WHAT THE TASK ASKS:
Reproduce the listing below in full and without alteration, apart from its pictures.

DATA LINES:
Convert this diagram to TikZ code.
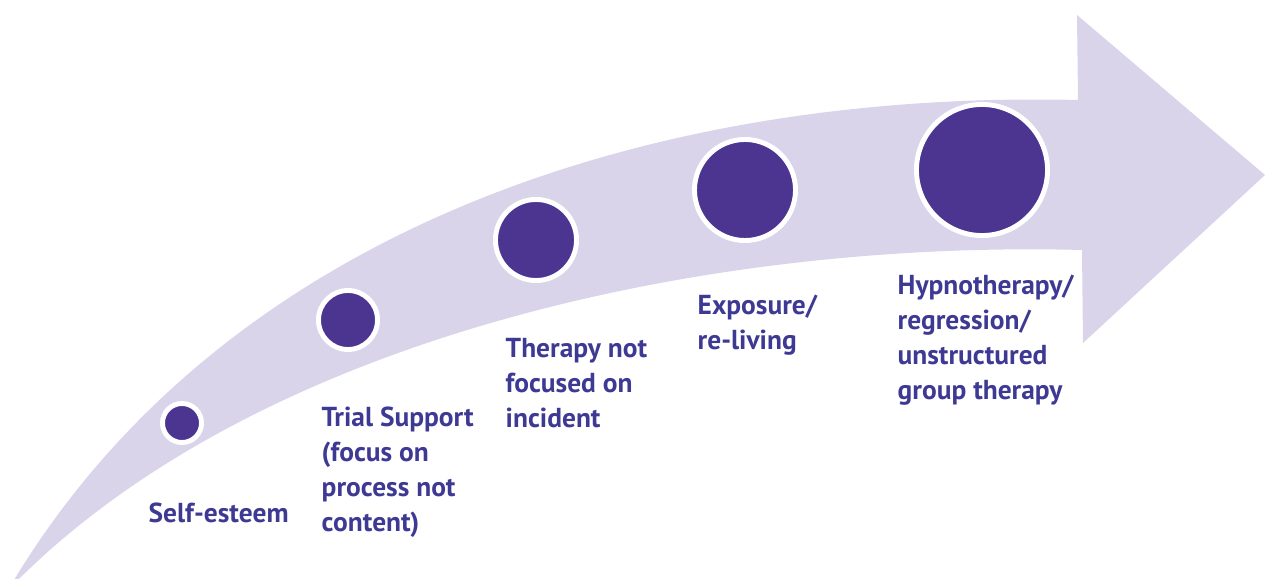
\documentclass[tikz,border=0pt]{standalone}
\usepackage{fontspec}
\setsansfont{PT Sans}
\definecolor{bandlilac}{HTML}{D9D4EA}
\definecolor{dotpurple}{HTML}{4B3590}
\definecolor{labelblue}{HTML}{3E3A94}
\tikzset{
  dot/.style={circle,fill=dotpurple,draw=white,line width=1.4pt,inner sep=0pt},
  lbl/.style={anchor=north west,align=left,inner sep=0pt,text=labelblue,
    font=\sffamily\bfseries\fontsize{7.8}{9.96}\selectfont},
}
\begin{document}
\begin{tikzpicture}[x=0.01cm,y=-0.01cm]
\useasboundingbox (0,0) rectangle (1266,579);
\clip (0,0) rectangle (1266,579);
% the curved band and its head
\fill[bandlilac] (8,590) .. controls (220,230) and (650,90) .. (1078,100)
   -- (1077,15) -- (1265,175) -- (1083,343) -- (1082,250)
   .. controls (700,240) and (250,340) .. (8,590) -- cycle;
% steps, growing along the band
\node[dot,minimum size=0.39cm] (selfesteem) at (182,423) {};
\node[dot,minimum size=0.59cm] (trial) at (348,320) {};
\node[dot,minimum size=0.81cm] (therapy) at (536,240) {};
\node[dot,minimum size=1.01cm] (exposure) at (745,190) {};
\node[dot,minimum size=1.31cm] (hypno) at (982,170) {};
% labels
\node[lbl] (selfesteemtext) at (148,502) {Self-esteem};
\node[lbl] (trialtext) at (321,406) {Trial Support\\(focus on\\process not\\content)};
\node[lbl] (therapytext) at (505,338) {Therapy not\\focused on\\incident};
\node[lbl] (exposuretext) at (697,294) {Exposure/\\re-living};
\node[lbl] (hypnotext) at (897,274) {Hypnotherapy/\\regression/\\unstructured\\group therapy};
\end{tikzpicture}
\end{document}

CORRECT RESPONSE:
Convert this diagram to TikZ code.
\documentclass[tikz,border=0pt]{standalone}
\usepackage{fontspec}
\setsansfont{PT Sans}
\definecolor{bandlilac}{HTML}{D9D4EA}
\definecolor{dotpurple}{HTML}{4B3590}
\definecolor{labelblue}{HTML}{3E3A94}
\tikzset{
  dot/.style={circle,fill=dotpurple,draw=white,line width=1.4pt,inner sep=0pt},
  lbl/.style={anchor=north west,align=left,inner sep=0pt,text=labelblue,
    font=\sffamily\bfseries\fontsize{7.8}{9.96}\selectfont},
}
\begin{document}
\begin{tikzpicture}[x=0.01cm,y=-0.01cm]
\useasboundingbox (0,0) rectangle (1266,579);
\clip (0,0) rectangle (1266,579);
% the curved band and its head
\fill[bandlilac] (8,590) .. controls (220,230) and (650,90) .. (1078,100)
   -- (1077,15) -- (1265,175) -- (1083,343) -- (1082,250)
   .. controls (700,240) and (250,340) .. (8,590) -- cycle;
% steps, growing along the band
\node[dot,minimum size=0.39cm] (selfesteem) at (182,423) {};
\node[dot,minimum size=0.59cm] (trial) at (348,320) {};
\node[dot,minimum size=0.81cm] (therapy) at (536,240) {};
\node[dot,minimum size=1.01cm] (exposure) at (745,190) {};
\node[dot,minimum size=1.31cm] (hypno) at (982,170) {};
% labels
\node[lbl] (selfesteemtext) at (148,502) {Self-esteem};
\node[lbl] (trialtext) at (321,406) {Trial Support\\(focus on\\process not\\content)};
\node[lbl] (therapytext) at (505,338) {Therapy not\\focused on\\incident};
\node[lbl] (exposuretext) at (697,294) {Exposure/\\re-living};
\node[lbl] (hypnotext) at (897,274) {Hypnotherapy/\\regression/\\unstructured\\group therapy};
\end{tikzpicture}
\end{document}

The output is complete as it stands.